Why is that? Are men just naturally slower? No. “Generally, men’s garments are in more pieces, and the pieces, the shirts and trousers, are often of different weights. That’s what makes it difficult. And it’s much more difficult to make a man’s costume into something that’s going to involve just one zipper. It’s easier to do that with women’s clothes.” Gilbert was born in Milwaukee and became interested in costumes at the early age of 12, when she began working with a touring children’s company called the Playground Trailer Theatre, which was run by that city’s recreation department and went around town doing shows like Peter Rabbit and The Ugly Duckling for very small children.
“It performed three times a day in three playgrounds. It had someone who drove around the folding theatre, someone who dealt with scenery and someone who was a graduate student in theatre who was the director and was also in charge of making sure the cast got from place to place. The costumes arrived in a basket from a woman who made them. They were the kind of clothes that fit many people. And the theatre suddenly found out that things happen to clothes when people wear them. So by default, I wound up maintaining the costumes.
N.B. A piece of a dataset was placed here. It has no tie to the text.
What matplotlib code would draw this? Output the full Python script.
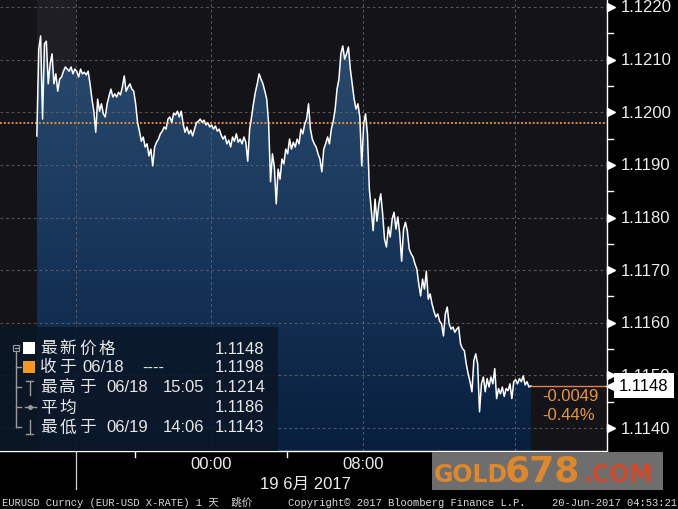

No one else had those skills or knew quite what to do. Someone would step on the butterfly’s wing, and I would stitch it up with my needle and thread.”
Gilbert continued to work with costumes in high school, and when she entered the University of Denver she was given assistantships in the costume department, dressing all the shows. “And when I came to New York, the same thing happened.” That was in the late 1960’s. Her first show was Ballad for a Firing Squad, an unsuccessful Off-Broadway remake of an equally unsuccessful Broadway musical called Mata Hari; it had a very brief run at the Theatre de Lys in Greenwich Village.
Gilbert worked on about 25 Off-Broadway shows in the next several years, with legendary costume designer Theoni V. Aldredge and others. One stint involved getting to know Tennessee Williams on his play In the Bar of a Tokyo Hotel. She got work at Joseph Papp’s Public Theater, spending her days as a clerk in a law firm’s library—“that was the way you could stretch an Off-Broadway salary.” Her first Broadway show was Michael Bennett’s A Chorus Line, which started at the Public and with which she was involved through its entire record-breaking 15-year run. Her other Broadway credits include Ballroom, Dreamgirls, Grand Hotel, The Will Rogers Follies and Stephen Sondheim’s Passion. These days she also supervises the Wicked touring and Chicago companies.
What’s next for Gilbert? Well, in a sense it’s back to the future. “There’s a revival of A Chorus Line coming to Broadway this fall, and I will probably be involved in some way,” she says. “I spent many years dealing with all its companies. And some of the information and knowledge I have will be useful again.”
But for the moment, she is happy where she is. “Wicked is really fascinating,” she says. “It has so much to it. It really pulls you in.”